What you are asked to do - Would you transcribe the whole listing exactly, minus its pictures?

Information supplied -
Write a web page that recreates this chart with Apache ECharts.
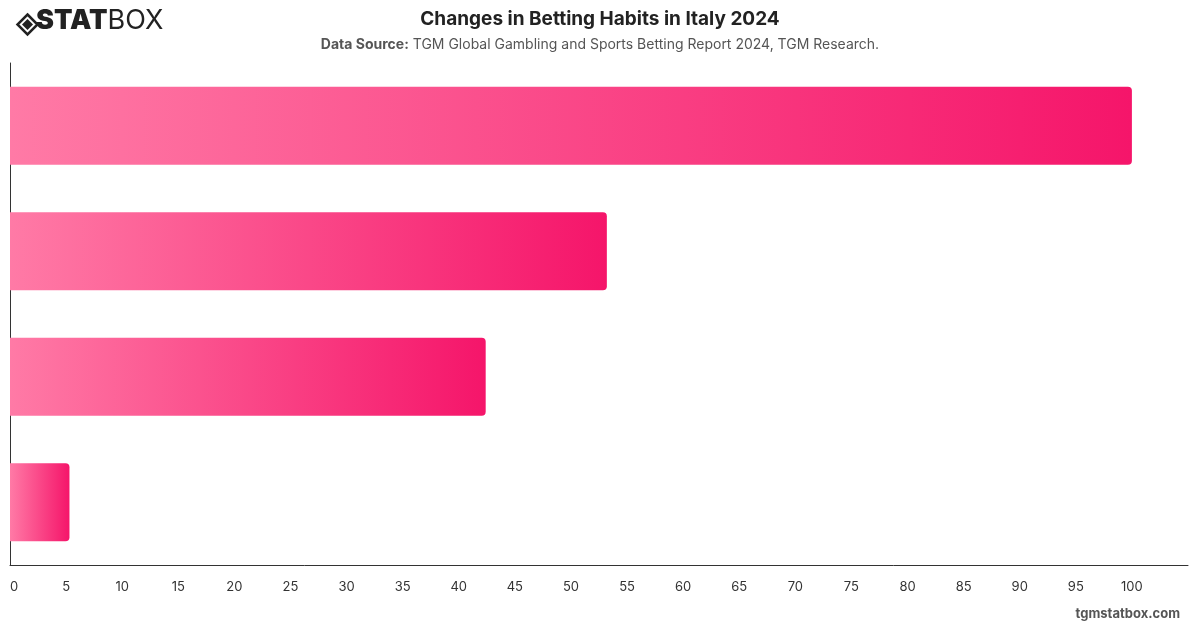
<!DOCTYPE html>
<html>
<head>
<meta charset="utf-8">
<script src="https://cdn.jsdelivr.net/npm/echarts@6/dist/echarts.min.js"></script>
<style>
  html, body { margin: 0; padding: 0; background: #fff; }
  #chart { width: 1200px; height: 628px; }
</style>
</head>
<body>
<div id="chart"></div>
<script>
// categories are not labelled in the picture, top to bottom
const categories = ["Bar 1", "Bar 2", "Bar 3", "Bar 4"];
const values = [100, 53.2, 42.4, 5.3];
const xTicks = { min: 0, max: 105, interval: 5 };

const font = "Inter, 'Noto Sans', sans-serif";

const barColor = new echarts.graphic.LinearGradient(0, 0, 1, 0, [
  { offset: 0, color: "#ff7aa6" },
  { offset: 1, color: "#f5156a" }
]);

const chart = echarts.init(document.getElementById("chart"));

chart.setOption({
  animation: false,
  textStyle: { fontFamily: font },
  title: {
    text: "Changes in Betting Habits in Italy 2024",
    left: "center",
    top: 5,
    textStyle: { fontSize: 19, fontWeight: "bold", color: "#222", fontFamily: font },
    subtext: "{b|Data Source:} TGM Global Gambling and Sports Betting Report 2024, TGM Research.",
    itemGap: 9,
    subtextStyle: {
      fontSize: 14,
      color: "#555",
      fontFamily: font,
      rich: { b: { fontWeight: "bold", fontSize: 14, color: "#555", fontFamily: font } }
    }
  },
  grid: { left: 10, right: 12, top: 63, bottom: 63, containLabel: false },
  xAxis: {
    type: "value",
    min: xTicks.min,
    max: xTicks.max,
    interval: xTicks.interval,
    splitLine: { show: false },
    axisLine: { show: true, lineStyle: { color: "#333", width: 1 } },
    axisTick: { show: false },
    axisLabel: { color: "#333", fontSize: 13, margin: 16, showMaxLabel: false, alignMinLabel: "left" }
  },
  yAxis: {
    type: "category",
    inverse: true,
    data: categories,
    axisLine: { show: true, lineStyle: { color: "#333", width: 1 } },
    axisTick: { show: false },
    axisLabel: { show: false }
  },
  series: [{
    type: "bar",
    data: values,
    barWidth: "62%",
    itemStyle: { color: barColor, borderRadius: [0, 4, 4, 0] }
  }],
  graphic: [
    {
      type: "group",
      left: 15,
      top: 12,
      children: [
        { type: "polygon", shape: { points: [[10, 0], [20, 10], [10, 20], [0, 10]] },
          style: { fill: "none", stroke: "#222", lineWidth: 2.5 } },
        { type: "polygon", shape: { points: [[10, 4.5], [15.5, 10], [10, 15.5], [4.5, 10]] },
          style: { fill: "#222" } }
      ]
    },
    {
      type: "text",
      left: 36,
      top: 7,
      style: {
        text: "{a|STAT}{b|BOX}",
        rich: {
          a: { fontSize: 27, fontWeight: 900, fill: "#222", fontFamily: font },
          b: { fontSize: 27, fontWeight: 400, fill: "#222", fontFamily: font }
        }
      }
    },
    {
      type: "text",
      right: 20,
      top: 608,
      style: { text: "tgmstatbox.com", fontSize: 13, fontWeight: "bold", fill: "#555", fontFamily: font }
    }
  ]
});
</script>
</body>
</html>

Answer to the problem -
Write a web page that recreates this chart with Apache ECharts.
<!DOCTYPE html>
<html>
<head>
<meta charset="utf-8">
<script src="https://cdn.jsdelivr.net/npm/echarts@6/dist/echarts.min.js"></script>
<style>
  html, body { margin: 0; padding: 0; background: #fff; }
  #chart { width: 1200px; height: 628px; }
</style>
</head>
<body>
<div id="chart"></div>
<script>
// categories are not labelled in the picture, top to bottom
const categories = ["Bar 1", "Bar 2", "Bar 3", "Bar 4"];
const values = [100, 53.2, 42.4, 5.3];
const xTicks = { min: 0, max: 105, interval: 5 };

const font = "Inter, 'Noto Sans', sans-serif";

const barColor = new echarts.graphic.LinearGradient(0, 0, 1, 0, [
  { offset: 0, color: "#ff7aa6" },
  { offset: 1, color: "#f5156a" }
]);

const chart = echarts.init(document.getElementById("chart"));

chart.setOption({
  animation: false,
  textStyle: { fontFamily: font },
  title: {
    text: "Changes in Betting Habits in Italy 2024",
    left: "center",
    top: 5,
    textStyle: { fontSize: 19, fontWeight: "bold", color: "#222", fontFamily: font },
    subtext: "{b|Data Source:} TGM Global Gambling and Sports Betting Report 2024, TGM Research.",
    itemGap: 9,
    subtextStyle: {
      fontSize: 14,
      color: "#555",
      fontFamily: font,
      rich: { b: { fontWeight: "bold", fontSize: 14, color: "#555", fontFamily: font } }
    }
  },
  grid: { left: 10, right: 12, top: 63, bottom: 63, containLabel: false },
  xAxis: {
    type: "value",
    min: xTicks.min,
    max: xTicks.max,
    interval: xTicks.interval,
    splitLine: { show: false },
    axisLine: { show: true, lineStyle: { color: "#333", width: 1 } },
    axisTick: { show: false },
    axisLabel: { color: "#333", fontSize: 13, margin: 16, showMaxLabel: false, alignMinLabel: "left" }
  },
  yAxis: {
    type: "category",
    inverse: true,
    data: categories,
    axisLine: { show: true, lineStyle: { color: "#333", width: 1 } },
    axisTick: { show: false },
    axisLabel: { show: false }
  },
  series: [{
    type: "bar",
    data: values,
    barWidth: "62%",
    itemStyle: { color: barColor, borderRadius: [0, 4, 4, 0] }
  }],
  graphic: [
    {
      type: "group",
      left: 15,
      top: 12,
      children: [
        { type: "polygon", shape: { points: [[10, 0], [20, 10], [10, 20], [0, 10]] },
          style: { fill: "none", stroke: "#222", lineWidth: 2.5 } },
        { type: "polygon", shape: { points: [[10, 4.5], [15.5, 10], [10, 15.5], [4.5, 10]] },
          style: { fill: "#222" } }
      ]
    },
    {
      type: "text",
      left: 36,
      top: 7,
      style: {
        text: "{a|STAT}{b|BOX}",
        rich: {
          a: { fontSize: 27, fontWeight: 900, fill: "#222", fontFamily: font },
          b: { fontSize: 27, fontWeight: 400, fill: "#222", fontFamily: font }
        }
      }
    },
    {
      type: "text",
      right: 20,
      top: 608,
      style: { text: "tgmstatbox.com", fontSize: 13, fontWeight: "bold", fill: "#555", fontFamily: font }
    }
  ]
});
</script>
</body>
</html>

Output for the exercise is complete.